# Provided data
>> BEGIN
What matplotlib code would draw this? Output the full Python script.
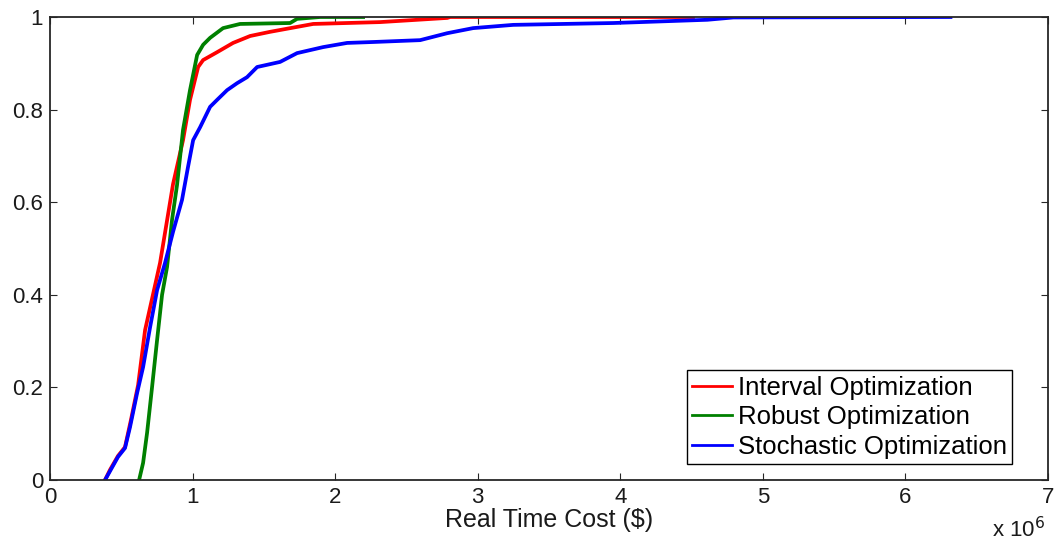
import matplotlib
matplotlib.use("Agg")
import matplotlib.pyplot as plt

# Empirical CDFs of real time cost (x in units of 1e6 $)
interval_x = [0.386, 0.421, 0.477, 0.526, 0.568, 0.618, 0.667, 0.772, 0.863, 0.933,
              0.982, 1.039, 1.074, 1.172, 1.284, 1.404, 1.544, 1.846, 2.316, 2.786,
              2.807, 4.51]
interval_y = [0.0, 0.022, 0.052, 0.071, 0.130, 0.205, 0.324, 0.469, 0.639, 0.734,
              0.821, 0.892, 0.907, 0.924, 0.944, 0.959, 0.968, 0.985, 0.989, 0.998,
              1.0, 1.0]

robust_x = [0.625, 0.653, 0.681, 0.716, 0.751, 0.786, 0.821, 0.856, 0.891, 0.933,
            0.982, 1.032, 1.074, 1.123, 1.214, 1.333, 1.684, 1.733, 1.895, 2.196]
robust_y = [0.0, 0.037, 0.102, 0.201, 0.302, 0.400, 0.460, 0.562, 0.637, 0.756,
            0.842, 0.918, 0.940, 0.955, 0.976, 0.985, 0.987, 0.996, 1.0, 1.0]

stochastic_x = [0.386, 0.477, 0.526, 0.561, 0.611, 0.653, 0.702, 0.751, 0.807, 0.863,
                0.926, 0.968, 1.004, 1.053, 1.123, 1.172, 1.242, 1.312, 1.382, 1.453,
                1.614, 1.733, 1.916, 2.084, 2.267, 2.596, 2.786, 2.968, 3.249, 3.951,
                4.330, 4.611, 4.793, 6.316]
stochastic_y = [0.0, 0.050, 0.069, 0.114, 0.188, 0.244, 0.330, 0.410, 0.469, 0.536,
                0.605, 0.676, 0.734, 0.762, 0.806, 0.821, 0.842, 0.857, 0.870, 0.892,
                0.903, 0.922, 0.935, 0.944, 0.946, 0.950, 0.965, 0.976, 0.983, 0.987,
                0.991, 0.994, 0.999, 1.0]

labels = ["Interval Optimization", "Robust Optimization", "Stochastic Optimization"]
x_ticks = [0, 1, 2, 3, 4, 5, 6, 7]
y_ticks = [0, 0.2, 0.4, 0.6, 0.8, 1]
y_ticklabels = ["0", "0.2", "0.4", "0.6", "0.8", "1"]

plt.rcParams['font.family'] = ['Liberation Sans', 'DejaVu Sans']

fig = plt.figure(figsize=(10.58, 5.5), dpi=100)
ax = fig.add_axes([50/1058, 70/550, 998/1058, 463/550])

ax.plot(interval_x, interval_y, color='#ff0000', lw=2.7, label=labels[0])
ax.plot(robust_x, robust_y, color='#008000', lw=2.7, label=labels[1])
ax.plot(stochastic_x, stochastic_y, color='#0000ff', lw=2.7, label=labels[2])

ax.set_xlim(0, 7)
ax.set_ylim(0, 1)
ax.set_xticks(x_ticks)
ax.set_xticklabels([str(t) for t in x_ticks])
ax.set_yticks(y_ticks)
ax.set_yticklabels(y_ticklabels)
ax.tick_params(direction='in', length=5, width=0.8, color='#262626',
               top=True, right=True, labelsize=16, pad=5, labelcolor='#1a1a1a')
for s in ax.spines.values():
    s.set_linewidth(1.3)
    s.set_color('#262626')

ax.set_xlabel("Real Time Cost ($)", fontsize=18, labelpad=0, color='#1a1a1a')
fig.text(1045/1058, 1 - 530/550, r"x 10$^6$", fontsize=16, ha='right', va='center',
         color='#1a1a1a')

leg = ax.legend(loc='lower right', bbox_to_anchor=((1012-50)/998, 16/463),
                borderaxespad=0, fontsize=18.5, handlelength=1.55, handletextpad=0.22,
                borderpad=0.2, labelspacing=0.22, fancybox=False, framealpha=1,
                edgecolor='black')
leg.get_frame().set_linewidth(1.0)
for l in leg.get_lines():
    l.set_linewidth(2.0)

fig.savefig("out.png", dpi=100)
>> END
# Task
From the opening line of the listing above through the line bearing "import matplotlib.pyplot as plt", repeat each line exactly. Drop every picture.

# Answer to the task
What matplotlib code would draw this? Output the full Python script.
import matplotlib
matplotlib.use("Agg")
import matplotlib.pyplot as plt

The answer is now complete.